Quick background on my style. I am ultra tight, but am very aggressive. Usually too aggressive which I think I was here. I will, 99% of the time, after raising pre-flop, bet post-flop regardless of what comes up. Unless I absolutely feel the flop hit someone else.

Blinds are 50-100 and I haven't seen a flop yet. I have T1650 (start with T2000) look down in MP and find AK of clubs. One limper to me, I raise T400 to make it T500 to go. All fold back to the limper who just calls. The last pot he was involved in, he moved all in pre-flop and got no callers and proudly showed his hand with pocket sixes. I really can't put him on a hand. He is unkown to me and I can't forget the sixes.

Anyway, flop comes 474, one club. He checks to me, I would like the hand to end now so I push all in fully expecting him to fold. Of course he beat me in the pot and turned over his A7 offsuit. No miracle King and I am out.

Am I way off track here with my play or did I just run into an unfortunate hand? Do I need to adjust my strategy.

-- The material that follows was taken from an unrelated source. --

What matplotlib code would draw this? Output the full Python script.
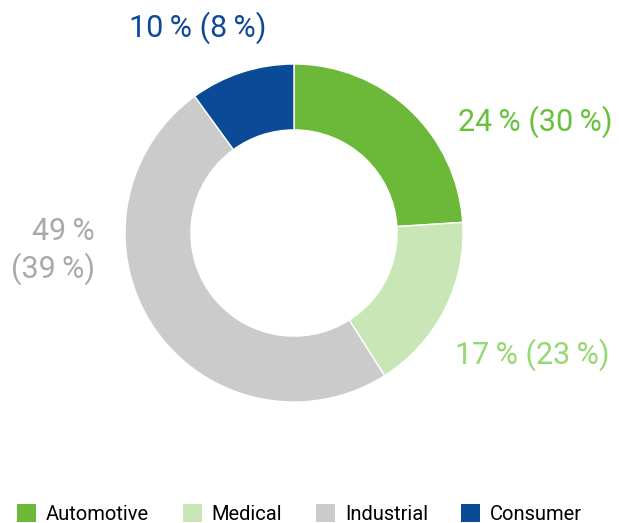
import matplotlib
matplotlib.use("Agg")
import matplotlib.pyplot as plt
from matplotlib.patches import Patch

plt.rcParams['font.family'] = ['Roboto', 'DejaVu Sans']

# data
categories = ['Automotive', 'Medical', 'Industrial', 'Consumer']
shares = [24, 17, 49, 10]
prev_shares = [30, 23, 39, 8]
colors = ['#6cb93a', '#c9e6b6', '#cbcbcb', '#0b4a96']
label_colors = ['#66c23a', '#95d872', '#a9a9a9', '#0b4a96']

W, H = 619, 523
fig = plt.figure(figsize=(W / 100, H / 100), dpi=100)

cx, cy, r = 294, 233, 169
ax = fig.add_axes([(cx - r) / W, (H - cy - r) / H, 2 * r / W, 2 * r / H])
ax.pie(shares, colors=colors, startangle=90, counterclock=False,
       wedgeprops=dict(width=0.39, edgecolor='white', linewidth=1))
ax.set_xlim(-1, 1)
ax.set_ylim(-1, 1)
ax.set_aspect('equal')
ax.axis('off')

ts = '\u2009'
fs = 22
def lab(i):
    return f"{shares[i]}{ts}% ({prev_shares[i]}{ts}%)"

# label positions in pixels
fig.text(458 / W, 1 - 122 / H, lab(0), color=label_colors[0], fontsize=fs,
         ha='left', va='center')
fig.text(455 / W, 1 - 355 / H, lab(1), color=label_colors[1], fontsize=fs,
         ha='left', va='center')
fig.text(95 / W, 1 - 251 / H, f"{shares[2]}{ts}%\n({prev_shares[2]}{ts}%)",
         color=label_colors[2], fontsize=fs, ha='right', va='center',
         multialignment='right', linespacing=1.25)
fig.text(198 / W, 1 - 28 / H, lab(3), color=label_colors[3], fontsize=fs,
         ha='center', va='center')

handles = [Patch(facecolor=c, edgecolor='none') for c in colors]
fig.legend(handles, categories, loc='center left', ncol=4,
           bbox_to_anchor=(17 / W, 1 - 514 / H), frameon=False, fontsize=14.5,
           handlelength=0.95, handleheight=0.95, handletextpad=0.5,
           columnspacing=1.65, borderpad=0, borderaxespad=0)

fig.savefig('out.png', dpi=100)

I thought about a smaller bet but if I bet the pot, I am committed anyway. If I make a smaller bet, I look weak and he is going to move in on me anyway but I guess I could fold. I would have had a hard time folding in that situation.

Your thoughts?

CrisBrown
12-11-2003, 03:20 PM
Hi pokeraz,

I think you're right in suggesting that you may be playing too tight. When you do that, you force yourself to be too aggressive on the hands you do catch.

AK is essentially a hit-or-quit hand. Until it hits for a pair, or a broadway straight, it's just Ace-high. And at a tight table, Ace-high is not something you want to bet for value, because anyone who calls you will have you beat. If you have the advantage of position with AK, you can bet at a rag flop if checked to. Out of position, as you were here, you have to play defensively when AK misses.

But that's hard to do when you're playing ultra-tight and thus not involved in many hands. When you're playing that way, and you do catch a hand, you feel pressed to play the heck out of it and hope to pick up a big pot ... and that cost you here.

I would suggest that you work on learning how to play more kinds of hands, so you don't feel so compelled to overplay your big hands. That way, if you drop 500 on AK when it misses and your opponent hits, you can shrug it off with the confidence that you'll get those chips back on another hand, when a suited connector or some such hits for a big draw (or even just two pair) and your opponents pay you off.